I'm a fan of disney, and still until now, I love disney classic movies like Aladin, lion king, little mermaid. In most disney classic movies, not all, there is always a love story between a Prince and a Princess.  Now let me give you an example from a disney classic movie which doesn't feature the love story of a prince and a princess but the story from fictional animal kingdom, the story of lion king. In the film, Simba grows up and falls in love with a lioness named Nala; during a rather lengthy sequence, they playfully wrestle, caress, and nuzzle one another as a love song (“Can You Feel the Love Tonight?”) plays. But for Simba and Nala to be straight meant only that they were in love.   I hear people do this all the time. When we think about a straight couple fall in love, we typically imagine the relationship in non-sexual terms: Love, romance, dating, candle light dinner,  Weddings. And yet, when we think about gay couples, many straight people conjure up images of sex acts. We wonder what people do in bed and how it all “works.” And so when we hear that someone is gay, we—and by “we” here, I mean many straight people but not all—naturally think of that in sexual terms rather than romantic ones, it goes right down to sex. 
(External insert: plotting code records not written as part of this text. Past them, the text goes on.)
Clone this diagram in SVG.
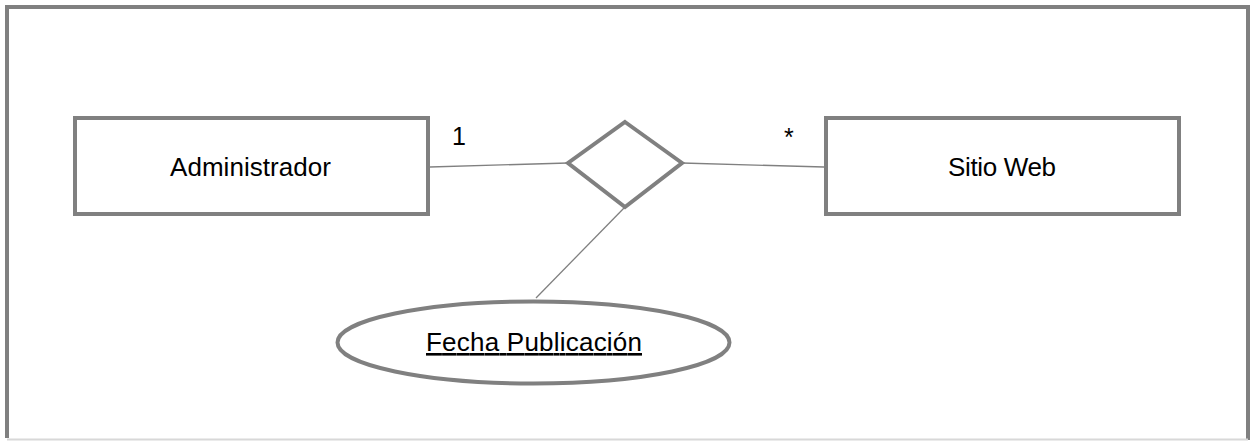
<svg xmlns="http://www.w3.org/2000/svg" width="1252" height="442" viewBox="0 0 1252 442">
<style>
.box{fill:#fff;stroke:#808080;stroke-width:4}
.conn{stroke:#808080;stroke-width:1.3;fill:none}
.lbl{font-family:"Liberation Sans",Arial,sans-serif;font-size:26px;fill:#000}
.card{font-family:"Liberation Sans",Arial,sans-serif;font-size:25px;fill:#000}
</style>
<rect width="1252" height="442" fill="#fff"/>
<g id="frame">
<path d="M7,438 V7 H1248 V440" fill="none" stroke="#808080" stroke-width="4"/>
<line x1="7" y1="439.5" x2="1248" y2="439.5" stroke="#d8d8d8" stroke-width="2"/>
</g>
<g id="connectors">
<line class="conn" x1="430" y1="167" x2="568" y2="163"/>
<line class="conn" x1="682" y1="163" x2="824" y2="167"/>
<line class="conn" x1="625" y1="207" x2="536" y2="298"/>
</g>
<g id="administrador">
<rect class="box" x="75" y="118" width="353" height="96"/>
<text class="lbl" x="170" y="176" textLength="161" lengthAdjust="spacing">Administrador</text>
</g>
<g id="sitio-web">
<rect class="box" x="826" y="118" width="353" height="96"/>
<text class="lbl" x="948" y="176" textLength="108" lengthAdjust="spacing">Sitio Web</text>
</g>
<g id="relacion">
<polygon class="box" points="625,122 682,163 625,207 568,163"/>
</g>
<g id="fecha-publicacion">
<ellipse class="box" cx="533.5" cy="342.5" rx="196" ry="41"/>
<text class="lbl" x="426" y="351" textLength="216" lengthAdjust="spacing" text-decoration="underline">Fecha Publicación</text>
</g>
<g id="cardinalidades">
<text class="card" x="452" y="145">1</text>
<text class="card" x="784" y="146">*</text>
</g>
</svg>
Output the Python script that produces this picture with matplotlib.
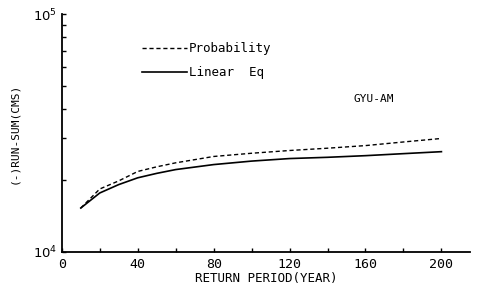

Especially if you are in conservative christian circles, there is unfortunately a strong preconceived notion about the gay community which they feel they know about them but actually they don't. I had a conversation with a friend a while ago about what it meant for me to be a gay person, I was trying to make him understand that being gay is not something that I chose. People do not choose their sexual orientation, and I was baffled with how he seemed to always narrow down being gay to having sex. To me that was very upsetting that he equated being gay with having sex. For the gay community, they refer to themselves as gay to describe that they are people who are exclusively attracted only to the same gender, but for straight people gay doesn't mean what it is supposed to mean as what gay people mean. Whether gay people have sex or not it doesn't make them less gay or more gay, because orientation is the deeply ingrained part of someone's being that shapes you as a human. It involves how you feel attracted, develop romantic feelings, develop the emotional attachment for another human being, the need for each other companionship, who you fall in love with, it gives you the ability to be committed to the person that you love. All these things form up sexual orientation regardless of heterosexuality or homosexuality.  Sexual orientation is a complex set of feelings that are part of a person’s core being, directing his or her yearnings for romantic love and bonding.

The truth  is that gay couples are no more or less sexual that straight ones. You know the old jokes about straight married couples who never have sex? Plenty of gay couples are in the same boat. They watch TV together. They make dinner. They take out the trash. They go on a trip together. They’re not drawn together by sex—at least, not any more than straight couples are. They’re drawn together by that same human need that led God to say that it was “not good” for Adam to be alone. They are drawn by the mutual bonding to build life together. 


Obviously, for Christians who believe that the Bible condemns same-gender sex, that condemnation would still hold even if it’s only a tiny part of a gay couple’s relationship. But in that case, it’s worth recognizing that what you’re condemning isn’t the relationship itself—the selfless service of one another, the chicken soup when the other is sick, the hand-holding in good times and bad, the laughter, the tears, the commitment, the love. When the church fails to recognize that, it ends up coming across as ignoring 99% of someone’s relationship in order to focus on the 1% we have a conflict over, and in so doing, we convince the world that we, the Christians, are the ones who are obsessed with sex.